El Dorado News-Times

Comfort food

- JOAN HERSHBERGE­R

“I had the strangest dream last night,” my husband reported — as he does most mornings. “I dreamed about goulash. That sounds so good.”

“Hmm. I haven’t made that in a long time,” I said. For some reason goulash had also crossed my mind earlier. My mother used to make it often: a cheap, easy, filling meal. I could not remember exactly how to make it. The Internet yielded several ideas that

I combined. I added special seasoning to cooked hamburger and sausage before adding heaps of chopped and sauteed onions, celery, broccoli, green peppers, cooked pasta shells and spaghetti sauce. Not the way my mom used to prepare it for her five children. It smelled and tasted great.

We each scarfed it up a large serving, considered seconds and decided we shouldn’t. With mandated social isolation on top of six weeks of home recovery from hip replacemen­t, we have already been eating comfort food to remind us of happier days. We didn’t need extra servings.

We liked it so much that I posted on Facebook, “Made goulash for the first time in a while. Tasty supper.”

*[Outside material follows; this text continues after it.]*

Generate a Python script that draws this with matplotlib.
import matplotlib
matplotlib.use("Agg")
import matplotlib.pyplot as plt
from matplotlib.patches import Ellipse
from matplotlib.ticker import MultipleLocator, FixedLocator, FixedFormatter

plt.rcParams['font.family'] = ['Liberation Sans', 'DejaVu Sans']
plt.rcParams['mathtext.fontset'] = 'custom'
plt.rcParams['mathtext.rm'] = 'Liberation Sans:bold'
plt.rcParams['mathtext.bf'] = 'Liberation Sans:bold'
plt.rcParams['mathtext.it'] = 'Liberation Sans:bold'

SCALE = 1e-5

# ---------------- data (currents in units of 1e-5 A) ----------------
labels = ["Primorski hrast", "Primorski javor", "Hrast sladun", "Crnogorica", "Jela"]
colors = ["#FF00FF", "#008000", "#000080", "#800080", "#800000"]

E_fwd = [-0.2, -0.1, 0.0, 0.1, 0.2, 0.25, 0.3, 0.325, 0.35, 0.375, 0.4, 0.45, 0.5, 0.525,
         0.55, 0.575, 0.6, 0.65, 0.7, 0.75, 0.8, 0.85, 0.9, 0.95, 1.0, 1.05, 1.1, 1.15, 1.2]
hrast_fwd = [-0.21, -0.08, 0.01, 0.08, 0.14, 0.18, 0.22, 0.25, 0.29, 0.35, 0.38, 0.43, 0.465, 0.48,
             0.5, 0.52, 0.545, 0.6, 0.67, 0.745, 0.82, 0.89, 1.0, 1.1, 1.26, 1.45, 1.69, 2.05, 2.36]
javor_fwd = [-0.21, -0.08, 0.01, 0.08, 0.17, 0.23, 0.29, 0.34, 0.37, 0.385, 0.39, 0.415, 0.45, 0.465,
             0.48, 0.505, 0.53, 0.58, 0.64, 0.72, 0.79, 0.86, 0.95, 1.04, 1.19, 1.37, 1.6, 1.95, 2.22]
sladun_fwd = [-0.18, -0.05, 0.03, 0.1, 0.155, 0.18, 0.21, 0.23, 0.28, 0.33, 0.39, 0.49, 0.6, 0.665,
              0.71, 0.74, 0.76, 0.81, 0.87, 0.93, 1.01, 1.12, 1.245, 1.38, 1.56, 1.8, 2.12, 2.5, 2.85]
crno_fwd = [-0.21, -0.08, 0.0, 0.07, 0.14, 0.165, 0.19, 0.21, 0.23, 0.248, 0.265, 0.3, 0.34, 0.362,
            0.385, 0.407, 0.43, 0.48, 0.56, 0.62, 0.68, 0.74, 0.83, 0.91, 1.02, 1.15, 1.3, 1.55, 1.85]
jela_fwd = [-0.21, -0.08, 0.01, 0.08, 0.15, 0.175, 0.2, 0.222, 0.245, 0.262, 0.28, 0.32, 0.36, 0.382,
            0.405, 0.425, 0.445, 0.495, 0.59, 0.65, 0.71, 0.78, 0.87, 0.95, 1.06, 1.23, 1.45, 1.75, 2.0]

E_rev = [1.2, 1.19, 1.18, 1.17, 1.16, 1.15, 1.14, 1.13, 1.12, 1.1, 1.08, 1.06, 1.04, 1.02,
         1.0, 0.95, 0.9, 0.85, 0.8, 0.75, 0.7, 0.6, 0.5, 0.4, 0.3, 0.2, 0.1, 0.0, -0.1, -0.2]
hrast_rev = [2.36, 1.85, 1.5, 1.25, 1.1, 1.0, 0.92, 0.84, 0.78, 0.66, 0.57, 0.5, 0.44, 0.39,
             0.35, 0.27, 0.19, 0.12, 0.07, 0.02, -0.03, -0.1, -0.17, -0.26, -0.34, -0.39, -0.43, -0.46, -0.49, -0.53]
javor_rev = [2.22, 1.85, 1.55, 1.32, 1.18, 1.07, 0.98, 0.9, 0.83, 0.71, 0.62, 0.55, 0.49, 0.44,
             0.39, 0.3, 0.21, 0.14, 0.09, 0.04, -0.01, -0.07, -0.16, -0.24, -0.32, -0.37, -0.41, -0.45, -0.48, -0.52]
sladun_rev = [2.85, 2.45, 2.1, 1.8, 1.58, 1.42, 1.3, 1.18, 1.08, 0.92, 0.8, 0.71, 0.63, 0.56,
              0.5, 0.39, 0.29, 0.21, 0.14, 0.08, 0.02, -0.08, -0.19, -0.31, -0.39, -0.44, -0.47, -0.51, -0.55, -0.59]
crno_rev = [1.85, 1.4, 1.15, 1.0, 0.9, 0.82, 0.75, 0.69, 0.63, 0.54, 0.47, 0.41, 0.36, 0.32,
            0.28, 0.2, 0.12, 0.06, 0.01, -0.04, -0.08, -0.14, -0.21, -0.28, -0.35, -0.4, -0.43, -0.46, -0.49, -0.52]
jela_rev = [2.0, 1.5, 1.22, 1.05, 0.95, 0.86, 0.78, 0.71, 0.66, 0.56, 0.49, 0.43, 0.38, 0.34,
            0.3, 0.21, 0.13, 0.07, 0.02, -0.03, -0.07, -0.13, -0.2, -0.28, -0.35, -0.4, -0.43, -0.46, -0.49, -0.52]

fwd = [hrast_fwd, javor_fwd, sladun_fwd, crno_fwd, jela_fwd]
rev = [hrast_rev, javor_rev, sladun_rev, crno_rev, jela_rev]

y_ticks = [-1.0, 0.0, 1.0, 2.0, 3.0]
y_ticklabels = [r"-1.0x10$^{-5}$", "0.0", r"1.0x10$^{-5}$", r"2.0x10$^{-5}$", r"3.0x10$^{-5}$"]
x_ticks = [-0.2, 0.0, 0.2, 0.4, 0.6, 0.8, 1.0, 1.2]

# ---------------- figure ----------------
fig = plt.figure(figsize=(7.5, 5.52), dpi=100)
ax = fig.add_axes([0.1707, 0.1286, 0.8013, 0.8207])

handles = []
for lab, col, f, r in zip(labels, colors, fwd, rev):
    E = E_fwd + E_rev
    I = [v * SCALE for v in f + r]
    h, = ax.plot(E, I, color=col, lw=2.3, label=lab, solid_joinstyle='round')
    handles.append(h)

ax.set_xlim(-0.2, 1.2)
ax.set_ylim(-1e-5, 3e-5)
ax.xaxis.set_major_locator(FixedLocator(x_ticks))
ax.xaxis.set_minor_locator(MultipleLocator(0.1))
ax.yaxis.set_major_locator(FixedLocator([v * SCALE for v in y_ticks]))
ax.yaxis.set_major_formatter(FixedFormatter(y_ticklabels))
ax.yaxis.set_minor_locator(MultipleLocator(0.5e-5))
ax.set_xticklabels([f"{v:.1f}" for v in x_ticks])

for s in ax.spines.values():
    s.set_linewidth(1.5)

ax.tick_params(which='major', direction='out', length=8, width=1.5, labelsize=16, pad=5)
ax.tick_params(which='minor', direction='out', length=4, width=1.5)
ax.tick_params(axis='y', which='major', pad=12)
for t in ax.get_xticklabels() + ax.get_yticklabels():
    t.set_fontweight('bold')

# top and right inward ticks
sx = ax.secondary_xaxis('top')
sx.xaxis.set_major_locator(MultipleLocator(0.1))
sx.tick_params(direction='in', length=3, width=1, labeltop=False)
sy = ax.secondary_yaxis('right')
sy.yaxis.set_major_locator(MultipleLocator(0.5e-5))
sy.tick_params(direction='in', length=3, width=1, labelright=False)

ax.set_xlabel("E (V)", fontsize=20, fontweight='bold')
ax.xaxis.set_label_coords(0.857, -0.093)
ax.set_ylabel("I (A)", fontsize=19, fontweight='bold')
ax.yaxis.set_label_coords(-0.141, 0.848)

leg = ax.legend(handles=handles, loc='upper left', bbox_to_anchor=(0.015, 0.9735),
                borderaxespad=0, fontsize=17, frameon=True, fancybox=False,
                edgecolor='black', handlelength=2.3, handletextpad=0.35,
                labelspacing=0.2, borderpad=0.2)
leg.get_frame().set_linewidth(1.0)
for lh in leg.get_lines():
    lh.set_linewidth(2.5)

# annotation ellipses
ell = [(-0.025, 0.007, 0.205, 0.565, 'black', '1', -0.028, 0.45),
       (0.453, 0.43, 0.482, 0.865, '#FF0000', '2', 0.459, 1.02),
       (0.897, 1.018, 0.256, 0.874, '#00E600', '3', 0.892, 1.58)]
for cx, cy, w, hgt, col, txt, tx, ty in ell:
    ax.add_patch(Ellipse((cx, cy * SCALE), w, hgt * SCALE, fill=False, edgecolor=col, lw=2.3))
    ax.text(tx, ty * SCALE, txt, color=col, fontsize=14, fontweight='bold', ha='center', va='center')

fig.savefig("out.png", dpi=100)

My darling daughter replied, “I am not a picky eater AT ALL…. but goulash is by far my least favorite dish.”

And my little brother (for whom I cooked many years) wrote, “I agree.”

Okay so not their favorites. But comfort food according to my definition: “I don’t care how many calories it has, I’m unhappy and I want this food. I will feel happier if I eat it.” Evidently I have needed comfort food frequently the past couple weeks. At least, that’s my explanatio­n for the baking spree in the kitchen. Besides making chocolate cake with vanilla frosting like my mom made, I made a spice cake. This time I skipped a cream cheese frosting and went way back to the day my mom taught me how to make penuche frosting. Cook brown sugar with butter and milk in a saucepan over heat. Stir until it thickens then quickly mix with confection­ery sugar and vanilla. It makes a delightful caramel fudge frosting. After days of isolation, I gravitated to comfort food. I wanted to eat all the frosting. Instead I controlled myself and spread it over the spice cake. I frosted the cake and made sure I had plenty in the bowl. I also swiped a few spoonfuls from around the edge of the cake.

Seeking more comfort, I pulled a couple of pie shells from the chest freezer and decided it was time to use those peeled and frozen apples to make a Dutch apple pie. I enjoyed every bite I didn’t have to share with hubby. The other crust I reserved for lemon pie - another childhood favorite. I do like my carbs and desserts. All of which probably explains my need for chubby girl clothes as a child.

It had been years since I made a lemon meringue pie. I couldn’t find a lemon pudding mix at the store. So I pulled out the 1950s Betty Crocker cookbook along with sugar, lemon juice, water, cornstarch and egg yolks. Measure, stir, bring to a boil and pour in the shell. I whipped the egg whites to shiny peaks and baked the meringue to a perfectly glowing brown top. My pride in such a perfect pie almost kept me from eating it. Almost. Then, I put my fork into one perfect piece and had a perfect first bite followed by many others.

My plans for more comfort foods ended when the oven totally quit working leaving me with partially baked cornbread, my last comfort food. It definitely is time for this social isolation to end, or I will be shopping for a whole new wardrobe.